Employees were pressured to join the union and misled by UNITE HERE officials about the negative aspects of union membership, such as forced dues and political expenditures that violate employees’ personal beliefs, according to Mulhall.
The groundskeeper and his attorney argue that the casino, in giving the union the personal information of employees, violated federal labor law.
Companies are prevented from giving unions “money or other things of value” during card check campaigns.
The time saved by having received the personal information gave the union a speedier path to organizing and constitutes a “thing of value,” according to Mulhall and his attorneys.
Federal labor law was designed “to protect employees from union self-dealing and employers from extortion. … Anything that a union values from an employer can lead to these harms.”
“Mardi Gras and Unite satisfied their respective self-interests—Mardi Gras gained political clout and labor peace, and Unite gained assistance in organizing more dues- paying members—at the expense of Mulhall and his co-workers, who bear the negative aspects of the organizing agreement,” his attorneys argued in a Supreme Court filing.

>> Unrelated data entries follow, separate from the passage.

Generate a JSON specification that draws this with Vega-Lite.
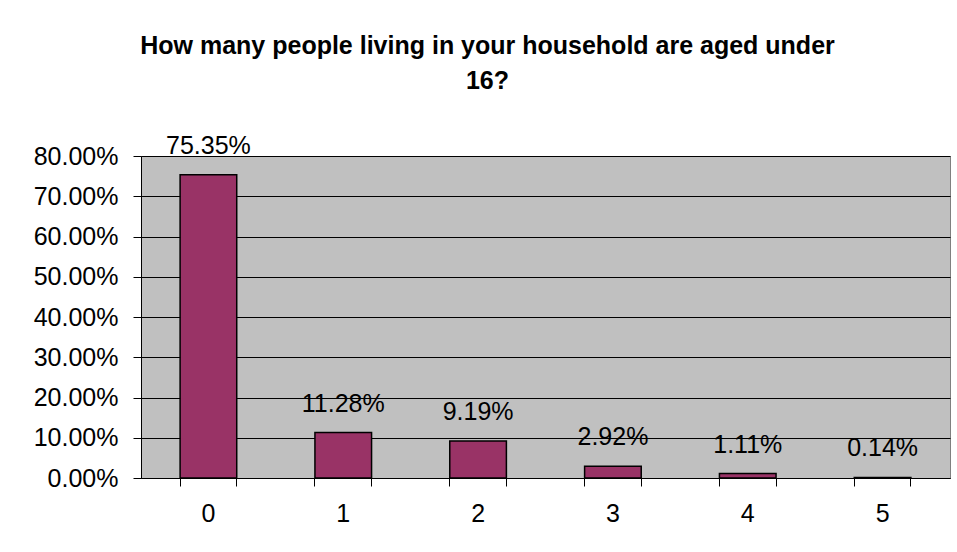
{
  "$schema": "https://vega.github.io/schema/vega-lite/v6.json",
  "width": 809,
  "height": 322,
  "autosize": {"type": "none"},
  "padding": {"left": 141, "top": 156, "right": 7, "bottom": 74},
  "background": "white",
  "title": {
    "text": ["How many people living in your household are aged under", "16?"],
    "font": "Liberation Sans",
    "fontSize": 25,
    "fontWeight": "bold",
    "color": "black",
    "lineHeight": 35,
    "anchor": "middle",
    "frame": "group",
    "dx": -58,
    "offset": 40
  },
  "data": {
    "values": [
      {"cat": "0", "pct": 0.7535},
      {"cat": "1", "pct": 0.1128},
      {"cat": "2", "pct": 0.0919},
      {"cat": "3", "pct": 0.0292},
      {"cat": "4", "pct": 0.0111},
      {"cat": "5", "pct": 0.0014}
    ]
  },
  "config": {
    "view": {"fill": "#C0C0C0", "stroke": "#808080", "strokeWidth": 1},
    "font": "Liberation Sans"
  },
  "encoding": {
    "y": {
      "field": "pct",
      "type": "quantitative",
      "scale": {"domain": [0, 0.8], "nice": false},
      "axis": {
        "title": null,
        "values": [0, 0.1, 0.2, 0.3, 0.4, 0.5, 0.6, 0.7, 0.8],
        "format": ".2%",
        "labelFont": "Liberation Sans",
        "labelFontSize": 25,
        "labelColor": "black",
        "labelPadding": 15,
        "tickSize": 8,
        "tickColor": "black",
        "domainColor": "black",
        "grid": true,
        "gridColor": "black",
        "gridWidth": 1,
        "gridOpacity": 1
      }
    }
  },
  "layer": [
    {
      "mark": {"type": "bar", "fill": "#993366", "stroke": "black", "strokeWidth": 1.5},
      "encoding": {
        "x": {
          "field": "cat",
          "type": "ordinal",
          "sort": null,
          "scale": {"paddingInner": 0.58, "paddingOuter": 0.29},
          "axis": {
            "orient": "bottom",
            "title": null,
            "labelAngle": 0,
            "labelFont": "Liberation Sans",
            "labelFontSize": 25,
            "labelColor": "black",
            "labelPadding": 23,
            "ticks": false,
            "domain": true,
            "domainColor": "black",
            "grid": false
          }
        }
      }
    },
    {
      "mark": {"type": "text", "baseline": "alphabetic", "dy": -21, "fontSize": 25, "font": "Liberation Sans", "color": "black"},
      "encoding": {
        "x": {
          "field": "cat",
          "type": "ordinal",
          "sort": null,
          "axis": {
            "orient": "bottom",
            "title": null,
            "bandPosition": 0,
            "labels": false,
            "domain": false,
            "ticks": true,
            "tickSize": 8,
            "tickColor": "black",
            "grid": false
          }
        },
        "text": {"field": "pct", "type": "quantitative", "format": ".2%"}
      }
    },
    {
      "mark": {"type": "bar", "opacity": 0},
      "encoding": {
        "x": {
          "field": "cat",
          "type": "ordinal",
          "sort": null,
          "axis": {
            "orient": "bottom",
            "title": null,
            "bandPosition": 1,
            "labels": false,
            "domain": false,
            "ticks": true,
            "tickSize": 8,
            "tickColor": "black",
            "grid": false
          }
        }
      }
    }
  ],
  "resolve": {"axis": {"x": "independent"}}
}
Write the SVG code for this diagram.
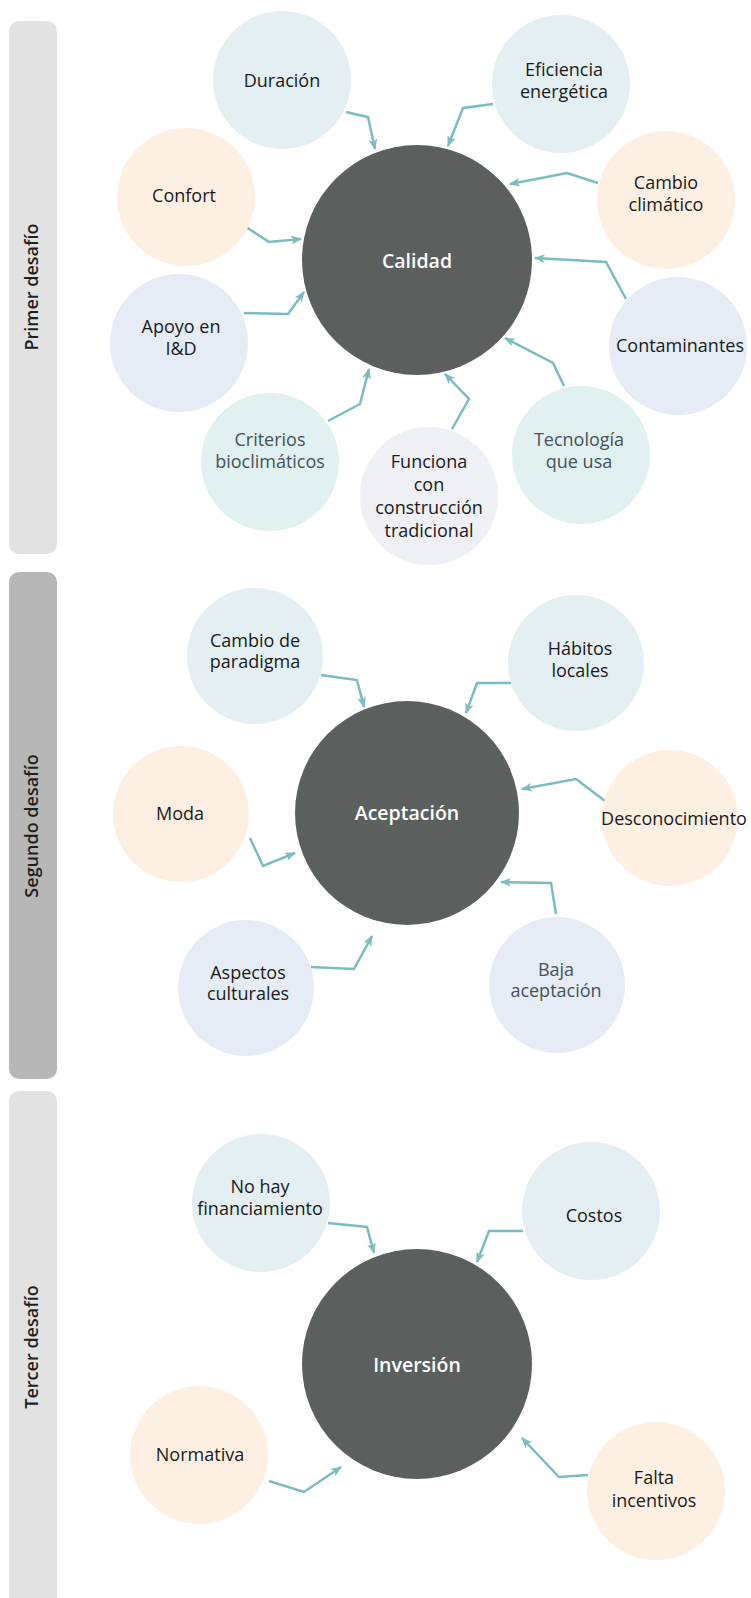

UNITE HERE Local 355 spent more than $100,000 to unionize the casino, but the costs would have been higher if the company had not handed over the contact information of its employees, according to the National Right to Work Legal Defense Foundation, which launched the case.
The 11th Circuit Court of Appeals affirmed that argument in 2012, leading the union to appeal to the Supreme Court.
The case could alter the tactics available to unions in organization drives.
UNITE HERE’s attorney’s acknowledged the potential upheaval Mulhall could have on union organizing, arguing in court filings that “there “is a long, unbroken line of cases … enforcing neutrality agreements like the one at issue here.” (FACT CHECK NOTE QUOTE PULLED FROM NRTW BRIEF)
The National Labor Relations Board under the Obama administration has issued several decisions aimed at aiding big labor’s organizing efforts.
The NLRB expanded the amount of personal information that unions could extract from companies in 2011, ruling that unions could also obtain employee telephone numbers and email addresses, in addition to the home addresses they’re allowed to collect under current federal labor law.
Those decisions could be overturned if the Supreme Court upholds or expands the appeals court’s decision. Labor watchdogs say that the case would protect workers labor and privacy rights.
“We hope the Supreme Court will … ensure that union organizers can’t cut backroom deals that harm the very people they claim they want to represent,” said Mark Mix, president of the National Right to Work Foundation. “Companies shouldn’t be allowed to turn over employees’ personal information to unscrupulous Big Labor organizers as a negotiating tactic.”
The court will hear the case on Nov. 13.